XIV ─ Três fases necessárias de toda existência em relação à vida: o começo em annoufn; a transmigração em abred e a plenitude em gwynfyd. Sem estas três coisas nada pode existir, exceto Deus.

“Assim, em resumo, sobre o ponto capital da Teologia cristã de que Deus, por seu poder criador, tira as almas do nada, as tríades não se pronunciam de maneira precisa. Depois de haver mostrado Deus na esfera eterna e inacessível, elas mostram simplesmente as almas se originando nas últimas camadas do Universo, no abismo (annoufn); daí essas almas passam para o círculo das migrações (abred), onde seu destino é determinado através de uma série de existências, segundo o bom ou mau uso que hajam feito de sua liberdade; por fim, elevam-se ao círculo supremo (gwynfyd), onde cessam as migrações, onde não mais se morre, onde a vida se escoa na felicidade, conservando uma atividade perpétua e a plena consciência de sua individualidade. Na verdade, o Druidismo não cai no erro das teologias orientais, que levam o homem a ser finalmente absorvido no seio imutável da Divindade, pois, ao contrário, distingue um círculo especial, o círculo do vazio ou do infinito (ceugant), que forma o privilégio incomunicável do Ser supremo, e no qual nenhum ser, seja qual for o grau de sua santidade, jamais poderá penetrar. É o ponto mais elevado da religião, porque marca o limite fixado ao progresso das criaturas.

“O traço mais característico dessa Teologia, posto seja um traço puramente negativo, consiste na ausência de um círculo particular, tal como o Tártaro da antiguidade pagã, destinado à punição sem fim das almas criminosas. Para os druidas não existe o inferno propriamente dito. A distribuição dos castigos, aos seus olhos, efetua-se no círculo das migrações, pela ligação das almas em condições de existência mais ou menos infelizes, onde, sempre senhoras de sua liberdade, expiam suas faltas pelo sofrimento e se dispõem, pela reforma de seus vícios, a um futuro melhor. Em certos casos pode mesmo acontecer que as almas retrogradem até a região do annoufn, onde nascem, e à qual quase não se pode dar outro significado senão o da animalidade. Por esse lado perigoso da retrogradação, que nada justifica, porque a diversidade de condições de existência no círculo da Humanidade é perfeitamente suficiente à penalidade de todos os graus, o Druidismo teria, então, chegado a deslizar até a metempsicose. Mas esse extremo desagradável, ao qual não conduz nenhuma necessidade da doutrina do desenvolvimento das almas pela via das migrações, como se verá pela série de tríades relativas ao regime do círculo de abred, parece ter ocupado no sistema da religião um lugar secundário.

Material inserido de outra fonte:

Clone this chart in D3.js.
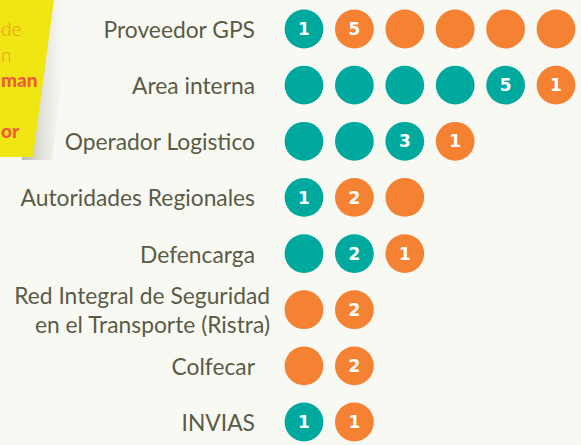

“Salvo algumas obscuridades, devidas talvez às dificuldades de uma língua cujas profundezas metafísicas ainda não se nos tornaram bem conhecidas, as declarações das tríades relativas às condições inerentes ao círculo de abred derramam as mais vivas luzes sobre o conjunto da religião druídica. Sente-se que nela perpassa um sopro de superior originalidade. O mistério que à inteligência oferece o espetáculo de nossa existência atual adquire nela uma feição singular que não se encontra em parte alguma. Dir-se-ia que um grande véu, rompendo-se aquém e além da vida, deixa a alma nadar de repente, com uma força inesperada, através de uma extensão indefinida, de que jamais foi capaz de suspeitar por si mesma na sua prisão entre as portas espessas do nascimento e da morte.

Seja qual for o julgamento a que cheguemos quanto à veracidade dessa doutrina, não podemos deixar de convir que seja profunda. Refletindo sobre o efeito que, inevitavelmente, deviam produzir sobre as almas simples, estes princípios sobre a sua origem e o seu destino, é fácil compreendermos a enorme influência que os druidas tinham adquirido naturalmente sobre o espírito de nossos antepassados. Em meio às trevas da Antiguidade, esses ministros sagrados não podiam deixar de aparecer, aos olhos da população, como os reveladores do Céu e da Terra.